YOUR GOAL ->
Drop every picture, then transcribe the remaining data exactly.

MATERIAL ->
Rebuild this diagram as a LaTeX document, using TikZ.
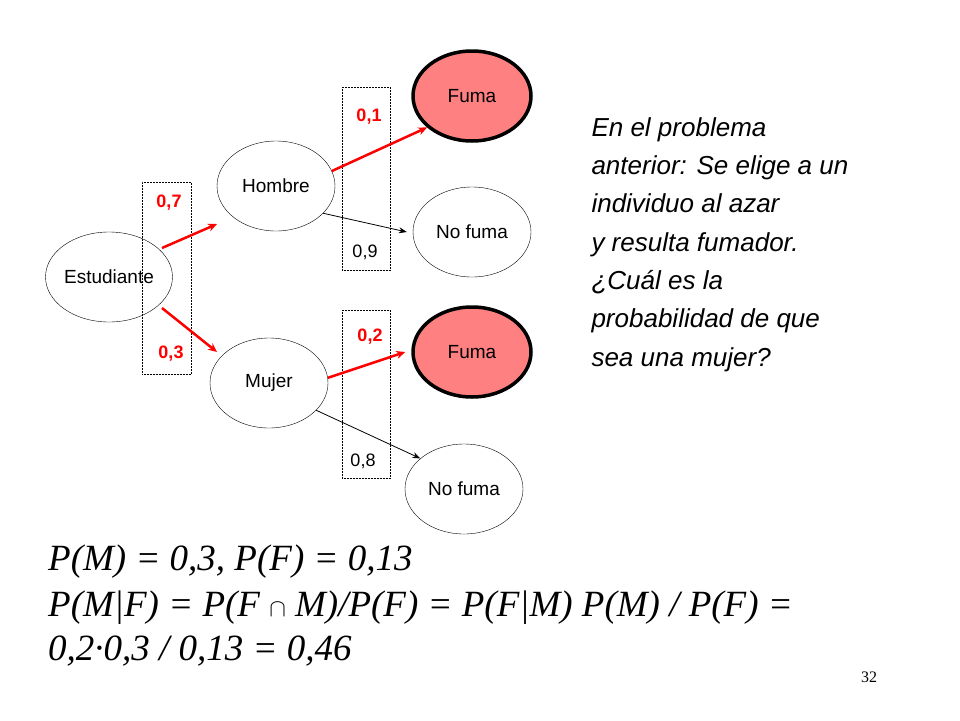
\documentclass[tikz,border=0pt]{standalone}
\usepackage{fontspec}
\setmainfont{Liberation Serif}
\setsansfont{Liberation Sans}
\usetikzlibrary{shapes.geometric,arrows.meta}
\definecolor{fumared}{RGB}{255,128,128}
\begin{document}
\begin{tikzpicture}[x=1pt,y=-1pt,
  ev/.style={ellipse,draw,inner sep=0,minimum width=118pt,minimum height=90pt,font=\sffamily\fontsize{19}{22}\selectfont},
  fuma/.style={ev,fill=fumared,line width=3.5pt,minimum width=118pt,minimum height=90pt},
  pbox/.style={draw,densely dotted,line width=0.5pt},
  redarr/.style={draw=red,line width=2.5pt,-{Stealth[length=9pt,width=8pt]}},
  blkarr/.style={draw,line width=0.8pt,-{Stealth[length=8pt,width=6pt]}},
  rlab/.style={text=red,font=\sffamily\bfseries\fontsize{18}{20}\selectfont},
  blab/.style={font=\sffamily\fontsize{18}{20}\selectfont}]
\useasboundingbox (0,0) rectangle (960,720);
\fill[white] (0,0) rectangle (960,720);
% dotted boxes
\node[pbox,minimum width=49pt,minimum height=192pt,inner sep=0] (b1) at (166.5,278) {};
\node[pbox,minimum width=48pt,minimum height=183pt,inner sep=0] (b2) at (366,178.5) {};
\node[pbox,minimum width=48pt,minimum height=168pt,inner sep=0] (b3) at (366,394) {};
% nodes
\node[ev] (est) at (109,277) {Estudiante};
\node[ev] (hom) at (276,186) {Hombre};
\node[ev] (muj) at (269,383) {Mujer};
\node[fuma] (f1) at (472,96) {Fuma};
\node[ev] (n1) at (472,232) {No fuma};
\node[fuma] (f2) at (472,352) {Fuma};
\node[ev] (n2) at (464,489) {No fuma};
% arrows
\coordinate (a1s) at (162,248); \coordinate (a1e) at (217,224);
\coordinate (a2s) at (162,308); \coordinate (a2e) at (217,352);
\draw[redarr] (a1s) -- (a1e);
\draw[redarr] (a2s) -- (a2e);
\draw[redarr] (hom.15) -- (f1.215);
\draw[redarr] (muj.5) -- ([xshift=-6pt]f2.west);
\draw[blkarr] (hom.-30) -- ([xshift=-6pt]n1.west);
\draw[blkarr] (muj.-30) -- (n2.145);
% labels
\node[rlab] (l07) at (169,203) {0,7};
\node[rlab] (l03) at (171,354) {0,3};
\node[rlab] (l01) at (369,117) {0,1};
\node[blab] (l09) at (365,252) {0,9};
\node[rlab] (l02) at (370,337) {0,2};
\node[blab] (l08) at (363,461) {0,8};
% right text
\node[anchor=north west,align=left,font=\sffamily\itshape\fontsize{26}{38.3}\selectfont] (txt) at (588,114)
 {En el problema\\anterior: Se elige a un\\individuo al azar\\y resulta fumador.\\¿Cuál es la\\probabilidad de que\\sea una mujer?};
% formulas
\node[anchor=base west,font=\itshape\fontsize{37}{40}\selectfont,inner sep=0] (e1) at (48,570) {P(M) = 0,3, P(F) = 0,13};
\node[anchor=base west,font=\itshape\fontsize{37}{40}\selectfont,inner sep=0] (e2) at (48,616) {P(M|F) = P(F {\upshape$\cap$} M)/P(F) = P(F|M) P(M) / P(F) =};
\node[anchor=base west,font=\itshape\fontsize{37}{40}\selectfont,inner sep=0] (e3) at (48,660) {0,2·0,3 / 0,13 = 0,46};
\node[anchor=base,font=\fontsize{16}{18}\selectfont,inner sep=0] (pg) at (869,682) {32};
\end{tikzpicture}
\end{document}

OUTPUT BELOW ->
Rebuild this diagram as a LaTeX document, using TikZ.
\documentclass[tikz,border=0pt]{standalone}
\usepackage{fontspec}
\setmainfont{Liberation Serif}
\setsansfont{Liberation Sans}
\usetikzlibrary{shapes.geometric,arrows.meta}
\definecolor{fumared}{RGB}{255,128,128}
\begin{document}
\begin{tikzpicture}[x=1pt,y=-1pt,
  ev/.style={ellipse,draw,inner sep=0,minimum width=118pt,minimum height=90pt,font=\sffamily\fontsize{19}{22}\selectfont},
  fuma/.style={ev,fill=fumared,line width=3.5pt,minimum width=118pt,minimum height=90pt},
  pbox/.style={draw,densely dotted,line width=0.5pt},
  redarr/.style={draw=red,line width=2.5pt,-{Stealth[length=9pt,width=8pt]}},
  blkarr/.style={draw,line width=0.8pt,-{Stealth[length=8pt,width=6pt]}},
  rlab/.style={text=red,font=\sffamily\bfseries\fontsize{18}{20}\selectfont},
  blab/.style={font=\sffamily\fontsize{18}{20}\selectfont}]
\useasboundingbox (0,0) rectangle (960,720);
\fill[white] (0,0) rectangle (960,720);
% dotted boxes
\node[pbox,minimum width=49pt,minimum height=192pt,inner sep=0] (b1) at (166.5,278) {};
\node[pbox,minimum width=48pt,minimum height=183pt,inner sep=0] (b2) at (366,178.5) {};
\node[pbox,minimum width=48pt,minimum height=168pt,inner sep=0] (b3) at (366,394) {};
% nodes
\node[ev] (est) at (109,277) {Estudiante};
\node[ev] (hom) at (276,186) {Hombre};
\node[ev] (muj) at (269,383) {Mujer};
\node[fuma] (f1) at (472,96) {Fuma};
\node[ev] (n1) at (472,232) {No fuma};
\node[fuma] (f2) at (472,352) {Fuma};
\node[ev] (n2) at (464,489) {No fuma};
% arrows
\coordinate (a1s) at (162,248); \coordinate (a1e) at (217,224);
\coordinate (a2s) at (162,308); \coordinate (a2e) at (217,352);
\draw[redarr] (a1s) -- (a1e);
\draw[redarr] (a2s) -- (a2e);
\draw[redarr] (hom.15) -- (f1.215);
\draw[redarr] (muj.5) -- ([xshift=-6pt]f2.west);
\draw[blkarr] (hom.-30) -- ([xshift=-6pt]n1.west);
\draw[blkarr] (muj.-30) -- (n2.145);
% labels
\node[rlab] (l07) at (169,203) {0,7};
\node[rlab] (l03) at (171,354) {0,3};
\node[rlab] (l01) at (369,117) {0,1};
\node[blab] (l09) at (365,252) {0,9};
\node[rlab] (l02) at (370,337) {0,2};
\node[blab] (l08) at (363,461) {0,8};
% right text
\node[anchor=north west,align=left,font=\sffamily\itshape\fontsize{26}{38.3}\selectfont] (txt) at (588,114)
 {En el problema\\anterior: Se elige a un\\individuo al azar\\y resulta fumador.\\¿Cuál es la\\probabilidad de que\\sea una mujer?};
% formulas
\node[anchor=base west,font=\itshape\fontsize{37}{40}\selectfont,inner sep=0] (e1) at (48,570) {P(M) = 0,3, P(F) = 0,13};
\node[anchor=base west,font=\itshape\fontsize{37}{40}\selectfont,inner sep=0] (e2) at (48,616) {P(M|F) = P(F {\upshape$\cap$} M)/P(F) = P(F|M) P(M) / P(F) =};
\node[anchor=base west,font=\itshape\fontsize{37}{40}\selectfont,inner sep=0] (e3) at (48,660) {0,2·0,3 / 0,13 = 0,46};
\node[anchor=base,font=\fontsize{16}{18}\selectfont,inner sep=0] (pg) at (869,682) {32};
\end{tikzpicture}
\end{document}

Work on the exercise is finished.